Bank statements reveal actual cash movement, liquidity patterns, and timing of inflows and outflows. Financial statements reflect financial performance, profitability, and overall position over a defined period.
None of these tools is sufficient on its own. Reliable credit decisions integrate all three together with operational verification to understand how the business actually generates cash and meets its payment obligations.
How Professional Credit Assessment Builds on the Benefit Report
A professional credit assessment uses the benefit report as an input, not a conclusion. It adds cash flow timing analysis, working capital structure review, business model risk evaluation, behavioural payment analysis, control and authority mapping, and enforceability safeguards. This converts bureau data into a decision-ready credit position.
At
RM for Credit Assessment & Debt Collection, the benefit report is treated as a verified starting point, not a final decision. We integrate BENEFIT data into a bank-grade credit assessment framework that evaluates real payment capacity, cash flow timing, operational stability, and control dynamics before approving any deferred payment or credit exposure in Bahrain.
A Decision Policy You Can Apply Today
A clear decision policy should apply at all times. Deferred payment should never be approved based only on a benefit report. Professional assessment is required whenever exposure is material, and credit limits should be scaled only after proven on-time payment performance. Any first delay should be treated as a warning signal, and all documentation must align with the enforceability reality.
Conclusion
A benefit report in Bahrain is an essential baseline because it provides verified and structured credit data within the national reporting framework.
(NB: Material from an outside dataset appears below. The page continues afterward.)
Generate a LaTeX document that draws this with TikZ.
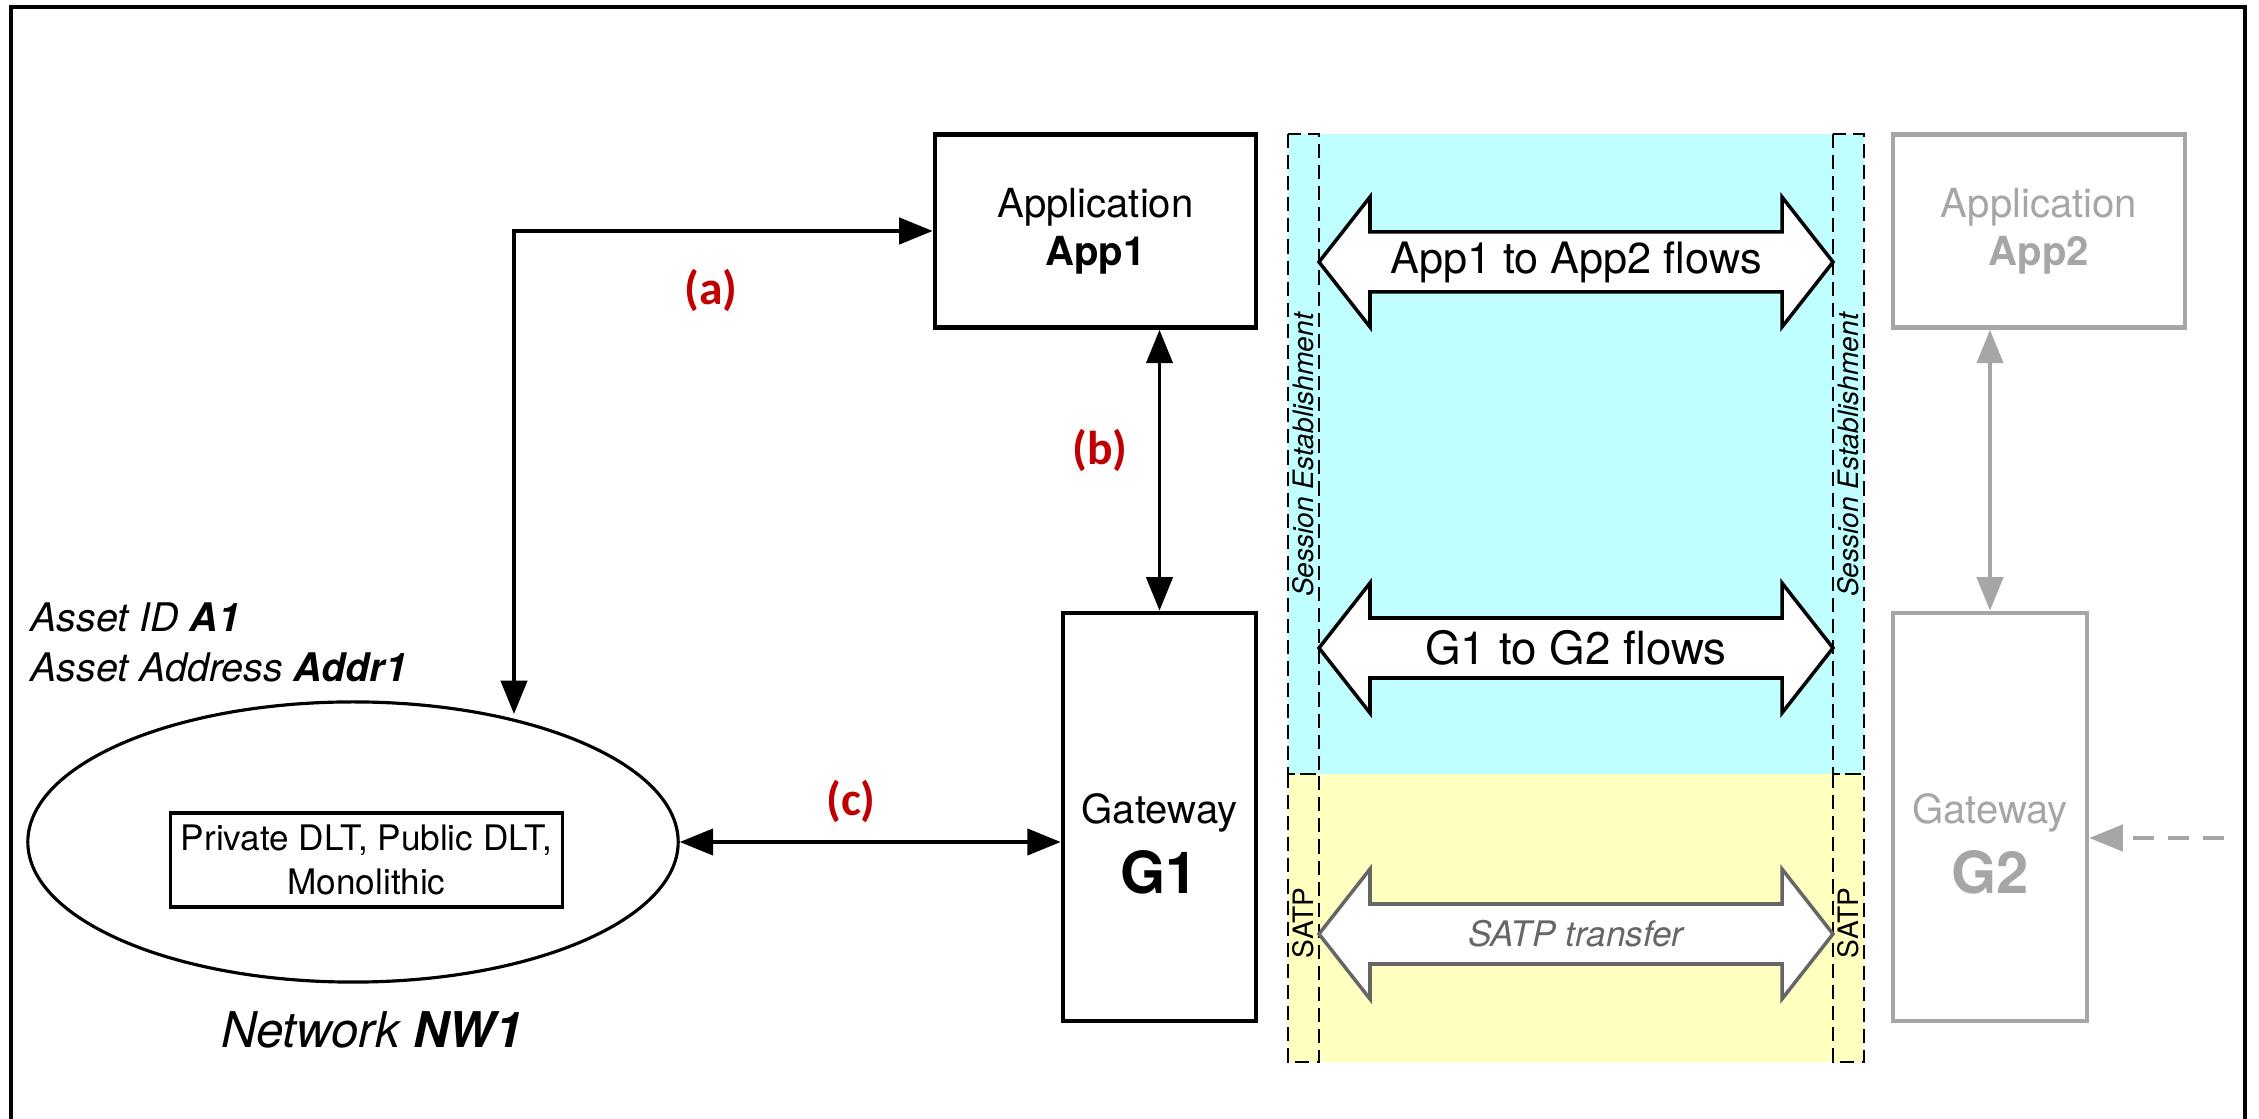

It helps establish factual visibility over reported credit obligations and repayment behaviour and serves as a necessary starting point for any serious credit review.
However, a benefit report is not protective on its own. It does not assess how cash is generated, how payments are prioritized, or whether obligations can realistically be met under operating pressure. Real protection comes from correct interpretation, professional credit assessment, and documentation that is aligned with enforceability in practice, not just form.
When exposure is material, the outcome depends entirely on how the benefit report is used. Treated as a final answer, it creates false confidence. Used as an input within a structured decision framework, it supports controlled growth, disciplined credit limits, and sustainable commercial relationships rather than avoidable losses.
If you are granting deferred payment, supplier credit, or entering a new commercial relationship in Bahrain, use the benefit report as a starting filter, then complete the decision with a professional credit assessment that evaluates real payment capacity, cash flow timing, operational stability, and enforceability safeguards.
Frequently Asked Questions (FAQ)
What is a benefit report?
It is the official credit bureau report issued through the Bahrain Credit Reference Bureau operated by BENEFIT, showing reported credit obligations and repayment history.
Is Benefit Bahrain the same as a credit assessment?
No. Benefit Bahrain provides recorded bureau data only. A credit assessment interprets that data together with cash flow, operational performance, control structure, and enforceability.
Does a clean benefit report mean low credit risk?
No. A clean benefit report confirms discipline on reported obligations only and does not guarantee timely payment to suppliers or counterparties.
What does No Records mean in a benefit report?
No Records usually indicates the absence of reported bank financing or regulated credit facilities. It does not indicate negative behaviour or high risk.
Can a company still delay payments with a clean benefit report?
Yes. Supplier payment behaviour, trade credit exposure, and cash flow timing risks often sit outside credit bureau reporting.